Notwithstanding significant oil discoveries, African countries have been unable to harness gains from oil for the collective good. For instance, between 2009 and 2011 Nigeria lost 136 million barrels of oil through a combination of theft and sabotage.
Sub-Saharan Africa also has the largest proportion of people relying on fuelwood and charcoal for energy. In Kenya, and in the region in general, the average proportion of people relying on fuelwood and charcoal is between 70 and 80 per cent, an unacceptably high figure, considering that five of the largest oil and gas discoveries in 2012 were in Africa.
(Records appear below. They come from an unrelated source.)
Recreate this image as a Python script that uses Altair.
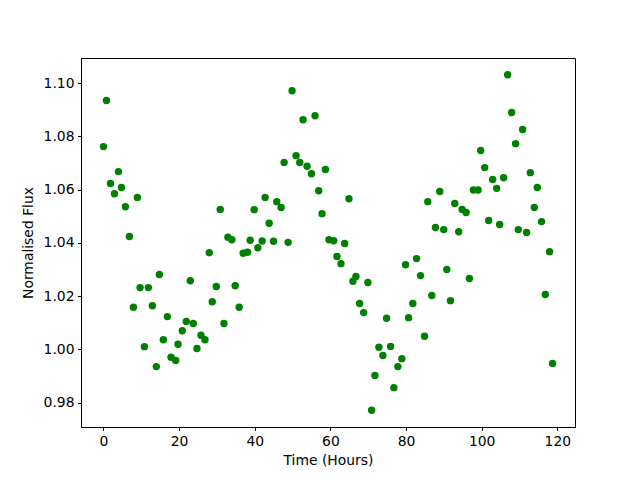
import altair as alt
import pandas as pd

time_hours = [0.0, 0.79, 1.85, 2.90, 3.96, 4.75, 5.80, 6.86, 7.92, 8.97,
              9.68, 10.82, 11.87, 12.93, 13.98, 14.78, 15.83, 16.89, 17.86, 19.10,
              19.71, 20.84, 21.90, 22.96, 23.75, 24.72, 25.78, 26.83, 27.97, 28.76,
              29.82, 30.87, 31.85, 32.90, 33.96, 34.83, 35.88, 36.94, 38.10, 38.79,
              39.84, 40.82, 41.95, 42.74, 43.80, 44.96, 45.83, 46.97, 47.76, 48.81,
              49.87, 50.92, 51.90, 52.77, 53.83, 54.99, 55.94, 56.91, 57.78, 58.68,
              59.63, 60.87, 61.74, 62.80, 63.77, 64.91, 65.96, 66.75, 67.73, 68.79,
              69.92, 70.90, 71.77, 72.82, 73.88, 74.85, 75.91, 76.78, 77.84, 78.89,
              79.87, 80.66, 81.79, 82.77, 83.83, 84.88, 85.75, 86.81, 87.78, 88.92,
              89.97, 90.77, 91.74, 92.88, 93.93, 94.83, 95.88, 96.75, 97.81, 99.05,
              99.74, 100.79, 101.85, 102.90, 103.96, 104.75, 105.80, 106.86, 107.92, 108.97,
              109.68, 110.82, 111.87, 112.85, 113.91, 114.70, 115.83, 116.81, 117.94, 118.73]

flux = [1.0762, 1.0935, 1.0623, 1.0585, 1.0668, 1.0608, 1.0536, 1.0424, 1.0158, 1.0571,
        1.0232, 1.0010, 1.0232, 1.0164, 0.9935, 1.0281, 1.0036, 1.0123, 0.9970, 0.9958,
        1.0019, 1.0070, 1.0105, 1.0258, 1.0097, 1.0003, 1.0053, 1.0036, 1.0363, 1.0179,
        1.0236, 1.0526, 1.0097, 1.0421, 1.0412, 1.0239, 1.0158, 1.0361, 1.0365, 1.0410,
        1.0525, 1.0382, 1.0407, 1.0571, 1.0474, 1.0406, 1.0555, 1.0533, 1.0702, 1.0402,
        1.0972, 1.0728, 1.0702, 1.0863, 1.0688, 1.0660, 1.0878, 1.0596, 1.0510, 1.0676,
        1.0412, 1.0408, 1.0349, 1.0322, 1.0398, 1.0566, 1.0256, 1.0274, 1.0172, 1.0138,
        1.0251, 0.9771, 0.9902, 1.0008, 0.9977, 1.0117, 1.0011, 0.9856, 0.9935, 0.9965,
        1.0318, 1.0119, 1.0172, 1.0341, 1.0277, 1.0049, 1.0555, 1.0202, 1.0458, 1.0593,
        1.0450, 1.0300, 1.0183, 1.0548, 1.0442, 1.0526, 1.0514, 1.0266, 1.0599, 1.0599,
        1.0747, 1.0683, 1.0484, 1.0638, 1.0605, 1.0469, 1.0645, 1.1032, 1.0890, 1.0773,
        1.0450, 1.0826, 1.0439, 1.0664, 1.0533, 1.0608, 1.0480, 1.0206, 1.0367, 0.9947]

x_ticks = [0, 20, 40, 60, 80, 100, 120]
y_ticks = [0.98, 1.00, 1.02, 1.04, 1.06, 1.08, 1.10]

df = pd.DataFrame({"t": time_hours, "f": flux})

FONT = "DejaVu Sans"

chart = alt.Chart(df).mark_point(
    filled=True, shape="circle", size=55, color="#008000", opacity=1
).encode(
    x=alt.X("t:Q", title="Time (Hours)",
            scale=alt.Scale(domain=[-5.94, 124.67], nice=False, zero=False),
            axis=alt.Axis(values=x_ticks, format="d", grid=False, titlePadding=6)),
    y=alt.Y("f:Q", title="Normalised Flux",
            scale=alt.Scale(domain=[0.9708, 1.1095], nice=False, zero=False),
            axis=alt.Axis(values=y_ticks, format=".2f", grid=False, titlePadding=8)),
).properties(
    width=494, height=369,
    autosize=alt.AutoSizeParams(type="none"),
    padding={"left": 73, "top": 50, "right": 57, "bottom": 45},
).configure_view(
    stroke="black", strokeWidth=1
).configure_axis(
    domainColor="black", tickColor="black", tickSize=3.5, tickWidth=1,
    labelColor="black", titleColor="black", labelFont=FONT, titleFont=FONT,
    labelFontSize=13.9, titleFontSize=13.9, titleFontWeight="normal",
    labelPadding=3.5, domainWidth=1
)

chart.save("out.html", embed_options={"renderer": "svg", "actions": False})
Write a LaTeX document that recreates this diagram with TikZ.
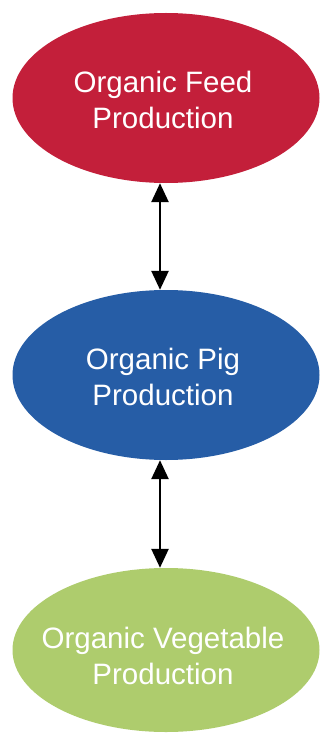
\documentclass[tikz,border=0pt]{standalone}
\usepackage{fontspec}
\setmainfont{Liberation Sans}
\usetikzlibrary{arrows.meta,shapes.geometric}
\definecolor{feedred}{HTML}{C31F3A}
\definecolor{pigblue}{HTML}{265DA6}
\definecolor{veggreen}{HTML}{AECC6D}
\begin{document}
\begin{tikzpicture}[x=1pt,y=-1pt,
  oval/.style={ellipse, minimum width=307pt, minimum height=170pt, inner sep=0pt},
  lbl/.style={text=white, align=center, inner sep=0pt, font=\fontsize{29.5}{36}\selectfont},
  link/.style={line width=2.6pt, {Triangle[length=19pt,width=17pt]}-{Triangle[length=19pt,width=17pt]}}]
\useasboundingbox[fill=white] (0,0) rectangle (321,733);
\node[oval, fill=feedred] (feed) at (166,98) {};
\node[oval, fill=pigblue] (pig) at (166,375) {};
\node[oval, fill=veggreen, minimum height=164pt] (veg) at (166,650) {};
\node[lbl] (feedtxt) at (163,100) {Organic Feed\\Production};
\node[lbl] (pigtxt) at (163,377) {Organic Pig\\Production};
\node[lbl] (vegtxt) at (163,656) {Organic Vegetable\\Production};
\draw[link] ([xshift=-6pt]feed.south) -- ([xshift=-6pt]pig.north);
\draw[link] ([xshift=-6pt]pig.south) -- ([xshift=-6pt]veg.north);
\end{tikzpicture}
\end{document}
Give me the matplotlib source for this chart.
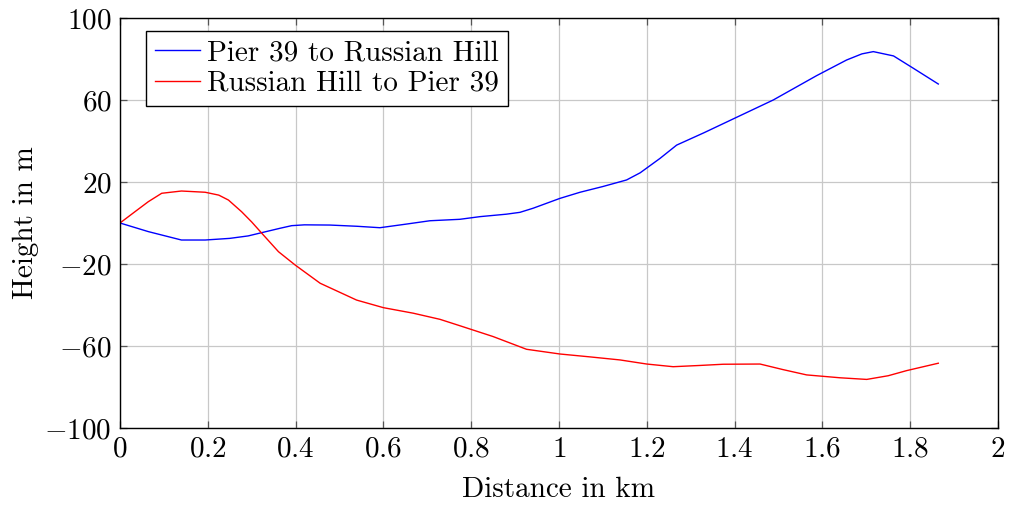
import matplotlib
matplotlib.use("Agg")
import matplotlib.pyplot as plt
from matplotlib.ticker import FuncFormatter

# elevation profiles along the walk, distance in km, height relative to start in m
dist_up = [0, 0.0645, 0.14, 0.194, 0.25, 0.292, 0.323, 0.364, 0.391, 0.42, 0.478, 0.54,
           0.592, 0.65, 0.706, 0.774, 0.82, 0.88, 0.911, 0.941, 1.002, 1.048, 1.1,
           1.154, 1.185, 1.23, 1.268, 1.33, 1.405, 1.488, 1.587, 1.655, 1.69, 1.716,
           1.762, 1.807, 1.864]
height_up = [0, -4.2, -8.3, -8.3, -7.5, -6.3, -4.7, -2.6, -1.3, -0.9, -1.0, -1.6,
             -2.3, -0.6, 1.1, 1.8, 3.1, 4.3, 5.2, 7.2, 12.0, 15.0, 17.8,
             21.0, 24.5, 31.5, 38.0, 44.0, 51.6, 60.0, 71.9, 79.5, 82.5, 83.6,
             81.5, 75.5, 67.8]

dist_down = [0, 0.034, 0.0645, 0.095, 0.14, 0.194, 0.225, 0.247, 0.277, 0.3, 0.323, 0.361,
             0.399, 0.456, 0.539, 0.6, 0.668, 0.729, 0.774, 0.85, 0.926, 1.002, 1.07, 1.139,
             1.2, 1.26, 1.32, 1.374, 1.458, 1.51, 1.564, 1.64, 1.701, 1.75, 1.792, 1.864]
height_down = [0, 5.5, 10.4, 14.5, 15.6, 15.0, 13.6, 11.2, 5.5, 0.5, -5.0, -14.0,
               -20.5, -29.4, -37.6, -41.3, -44.0, -47.0, -50.1, -55.4, -61.6, -63.9, -65.3,
               -66.8, -68.8, -70.1, -69.5, -68.9, -68.8, -71.5, -74.1, -75.5, -76.3, -74.5,
               -72.0, -68.4]

x_ticks = [0, 0.2, 0.4, 0.6, 0.8, 1.0, 1.2, 1.4, 1.6, 1.8, 2.0]
y_ticks = [-100, -60, -20, 20, 60, 100]

plt.rcParams["font.family"] = "serif"
plt.rcParams["font.serif"] = ["cmr10"]
plt.rcParams["mathtext.fontset"] = "cm"
plt.rcParams["axes.formatter.use_mathtext"] = True
plt.rcParams["font.size"] = 21

fig = plt.figure(figsize=(10.16, 5.08), dpi=100)
ax = fig.add_axes([120 / 1016, 1 - 428 / 508, 878 / 1016, 410 / 508])

ax.plot(dist_up, height_up, color="blue", lw=1.0, label="Pier 39 to Russian Hill")
ax.plot(dist_down, height_down, color="red", lw=1.0, label="Russian Hill to Pier 39")

ax.set_xlim(0, 2)
ax.set_ylim(-100, 100)
ax.set_xticks(x_ticks)
ax.set_yticks(y_ticks)
ax.xaxis.set_major_formatter(FuncFormatter(lambda v, p: "$\\mathdefault{%g}$" % v))
ax.yaxis.set_major_formatter(FuncFormatter(lambda v, p: "$\\mathdefault{%g}$" % v))
ax.grid(True, color="#c8c8c8", lw=0.9)
ax.set_axisbelow(True)
ax.tick_params(direction="in", top=True, right=True, length=5, width=0.9,
               color="#555555", pad=6)
for s in ax.spines.values():
    s.set_linewidth(1.0)

ax.set_xlabel("Distance in km", labelpad=10)
ax.set_ylabel("Height in m", labelpad=4)

leg = ax.legend(loc="upper left", bbox_to_anchor=(26 / 878, 1 - 13 / 410), fancybox=False,
                framealpha=1, edgecolor="black", borderaxespad=0, handlelength=1.55,
                handletextpad=0.25, borderpad=0.3, labelspacing=0.15)
leg.get_frame().set_linewidth(1.0)

fig.savefig("out.png", dpi=100)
Mufuriki argues that Africa will not rise if it does not have electricity to power industries; it cannot rise if it does not invest in technology; it cannot be classified as rising if a large proportion of its children are hungry.
BAD LEADERSHIP
Importantly, corruption, bad leadership and theft of the continent’s resources will cancel gains achieved in productivity. The last point was highlighted in a recent report by a high-level panel of the African Union, which warns that illicit transfer of funds from Africa is costing the continent more than $50 billion a year, and impacting economic growth rates.
Corruption, money laundering, fraud including fake shell companies, stock market manipulation, under-invoicing, poorly thought-out contracts with players in the extractive industry, organised crime, drug trafficking and other criminal activities have contributed to these illicit financial flows.
The report notes that East African countries lost an estimated Sh1.5 trillion ($16 billion) between 2001 and 2010 through illegal financial transfers by businesses and criminal networks and through corruption, which costs these countries between 1 and 6 per cent of their GDP every year.
Unfortunately, we do not have the political will or role models who can reverse these alarming trends. Our business and political leaders have entrenched what security expert Trevor Ng’ulia calls a “primitive accumulative society” that cannot see beyond its nose.
Something’s gotta give. I am not advocating a Cuba-style revolution, but I do think there is a serious need to evaluate our priorities as a people, as a nation and as a continent.